What HR Executives are Wishing for in 2017
HR professionals wish they could…
Get rid of the tech glitches in the recruitment experience. There is a continuous stream of innovations from makers of HR software, ranging from mobile apps to enterprise CRM. Yet these upgrades often bring related bugs and integration issues during the integration process. HR leaders wish they could eliminate these issues, which adversely impact user adoption.
“HR executives want to streamline the whole application and recruiting experience into a seamless ecosystem,” says Kevin Mulcahy, a partner with Future Workplace and co-author with Jeanne Meister of The Future Workplace Experience.
Use mobile technology to streamline recruitment. Recruiters, hiring managers and job candidates wish they could keep up with search-and-recruitment transactions as they move through their days. That’s why 46 percent of retail hiring managers wish they had a mobile app for hiring; 47 percent want a mobile job application for prospective employees, according to a survey by iCIMS.
Find out what different groups of employees want. In times when many niche labor markets are seeing a significant skills gap, HR yearns to segment the market to recruit more successfully.
“Companies want to understand the demographics of their employee segments, by generation, by geography, by skill set, and by full-time employees versus gig workers,” says Meister, a partner with Future Workplace.
Market the employment value proposition to Generation Z. By one definition, Generation Z’s oldest members are beginning to graduate from college. Forward-thinking HR leaders know that now is the time to learn how to recruit and retain the post-Millennial generation.
“They want to appeal to Generation Z as they enter the workplace,” says Mulcahy. “Gen Z seeks experiences, they’re oriented more to visuals than text. To attract them, companies need to offer Gen Zers room to experiment; they want to try things and make mistakes.”

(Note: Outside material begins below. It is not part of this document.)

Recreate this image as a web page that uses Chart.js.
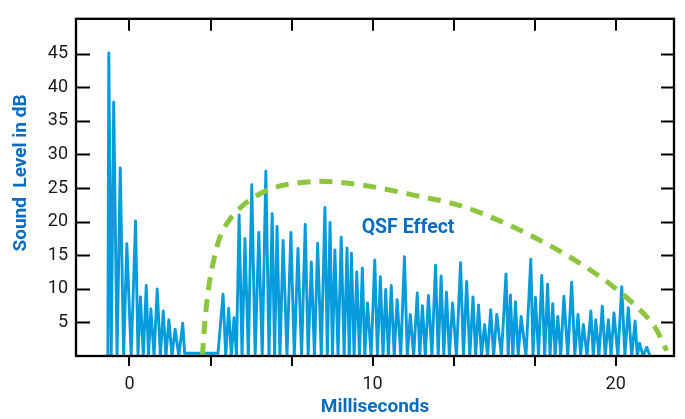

Take a best-practices approach to the standardization of onboarding. HR leaders wish their lines of business could agree on how to give new employees the best possible start at the company.
Some organizations are streamlining onboarding and delivering a better experience in the process, says Elissa Tucker, research program manager for human capital management at APQC, a non-profit HR benchmarking organization. “They’re looking at how it’s done in different parts of the organization and taking the best of each.”
Given the obstacle that people want to stick with what they’re doing, adds Tucker, “it’s good to start by getting feedback from stakeholders about what they think needs improvement.”
Use data to better understand and manage people. Human resources professionals wish they had better visibility into the data that correlates with employee behavior.
“HR people want to use data-driven human capital management to help them make decisions about where to focus, what types of talent will turn out to be successful candidates and who on your team is at risk of leaving if you don’t give them new challenges,” says Tucker. “Having data helps HR leaders get other executives to listen.”
Institutionalize better dialog between supervisors and employees. HR folks wish top management would take the lead in demonstrating that frequent and meaningful employee feedback is the norm.
“My no. 1 wish for 2017 is to have much improved, more frequent and regular ongoing steady dialog between managers and their employees -- consistent, regular, meaningful, helpful, good feedback, both positive and developmental,” says Richard Morgan, senior vice president of human resources at Rocket Software.
Distinguish performance evaluations form career development. It’s difficult for many employees to listen to what their manager has to say about their professional future -- when minutes earlier, they were having an intense discussion in their performance review about how they measured up. Each manager should meet with each employee twice per cycle, first to do a performance review and then – a few weeks later to keep it separate -- to discuss career development, says Morgan.
Stand by the company’s deeply held values. Finally, Mulcahy wishes that companies will adhere to their core values and workplace ethics, come what may.
“The president-elect has done many workplaces a favor by reminding managers that companies can have corporate values that are different from what’s going on outside the organization,” says Mulcahy. “We elected a candidate whose behavior and words would have violated most HR policies.”